For smaller to medium-sized organisations, this can often mean meeting the challenge of how best to ‘cut’ new vulnerability specialists, teams, or processes from the existing ‘organisational cloth’ – while some guidance exists on doing this, some firms argue that this is a far easier task for a larger and better resourced organisation.

For medium-sized to larger organisations, we have heard about the stiff challenge of ‘rolling out’ a consistent vulnerability policy and process across the business.  This includes not only getting the training and development of staff ‘just right’, but also introducing quality assurance ‘scorecards’ which measure and calibrate staff performance, ensuring that the relevant data about a customer’s vulnerable situation is identified and recorded, and developing flags/indicators that are robust.

For some organisations, such a ‘roll out’ may also mean persuading other parts of the business - such as credit provision - to learn from the experience and successes that the collections department has achieved. This doesn’t always happen, and some businesses fail to appreciate what they have already achieved within collections, and start afresh with a ‘global process’ that will only slow progress.

Whatever the size of the business, these are all difficult challenges – but having now worked alongside (and inside) these organisations for the last decade, I know that they can be overcome.

What still needs to be done?


1. Start with the basics.

Everyone – no matter how experienced they are in the debt collection field – should start by asking themselves whether they are meeting the basic requirements. Are they really looking out for all the behavioural indicators when it comes to identifying vulnerability, or just the shorter list printed by the FCA in their Occasional Paper No 8? If they’re still using a list, then this will mean some customers will not be identified, or getting the support they need. Are firms really aware of their responsibilities when it comes to the Data Protection Act and vulnerability – a number still seemingly don’t have a firm grasp on the basic requirements? Are organisations asking the right questions of their customers to encourage disclosure, to manage disclosure, and to understand a vulnerable situation?  This isn’t always the case.

And, finally, we need to get our basic data recording and monitoring right. If we don’t know how many customers in a vulnerable situation we are encountering in our business, then we are likely to do three things:

  • Under-estimate the challenge (“it doesn’t really happen here, we’re very transactional”;
  • Over-estimate the problem (“literally everyone we work with is vulnerable, our specialists are completely over-run); or
  • Put it on the ‘to do’ list (“it’s important, but we’re working towards it – it’s an evolving process for our business”.

Simple data-recording will allow every business to know exactly how big the challenge is, how much resource it requires to deal with it, and the return on this investment over time.

So before we rush to ‘real time’ speech analytics of conversations, investment in new database systems, and apps and gadgets, let’s get the basics nailed on.

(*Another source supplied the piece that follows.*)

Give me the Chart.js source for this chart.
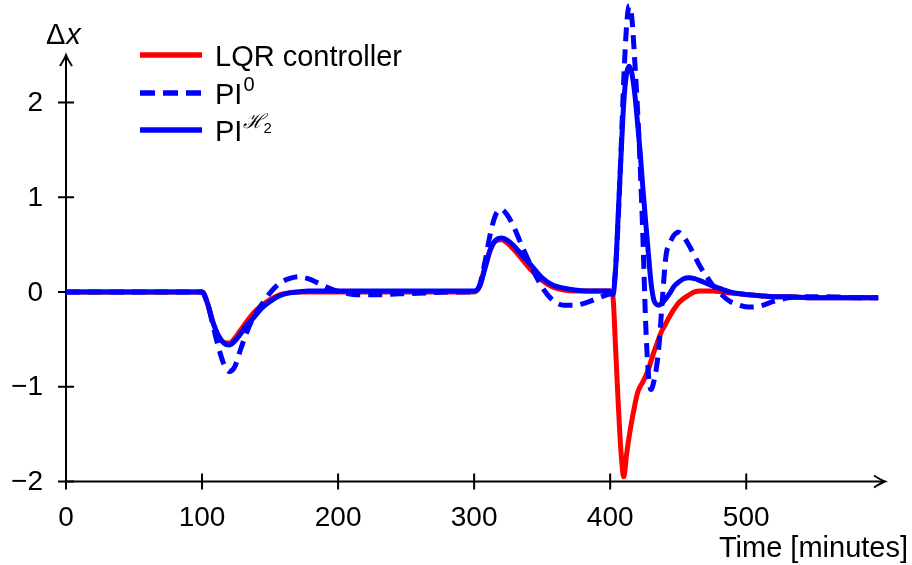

Otherwise, we have an unstable foundation on which to build.


2. Look outside the collections industry

There is a lot of work taking place at the moment on vulnerability – however, not everything is being produced within the creditor sector, or targeted at it.

The energy and water sectors are now getting to grips with the issue, and we can expect them to produce some useful future material, including guidance on face-to-face engagement between ‘field agents’ and customers in vulnerable situations.

We also know that the debt advice sector is now actively considering vulnerability – earlier this year, Colin Trend and the Money Advice Trust published a ’12 steps guide’ for advisers which contained new information on vulnerability, including working with customers with terminal and serious illness.


 3. Make best use of technology

Technology holds a key to progress. Not the key.

While we need to remember that discussions around vulnerability will always require a human interpretation and response, speech analytics promises to help us either identify a potential issue during real-time routine conversations, or to retrospectively ‘crawl’ over data to understand why these issues are being missed.

Equally, engaging with customers online and via social is already happening, and provides a productive way to make and sustain contact. However, we need to ask about how we identify and support customers in vulnerable situations who use these channels. What is feasible? What is expected?


Everyone has a part to play in addressing vulnerability – and potentially saving customers’ lives

A few weeks ago, I heard a young woman save someone’s life. She worked in debt collection, rather than the NHS, but she stopped a customer from taking their life.

While discussions about suicide with customers are rare events, they do happen. What saved this customer’s life was the practical action that this debt collection agent took.

However, to take this action, she needed the training that her firm gave. Which drew on the policy on suicide and crisis events that someone else in the firm created. Which was developed because someone at a senior management level recognised the need for this. Which happened because we all know that we have a part to play.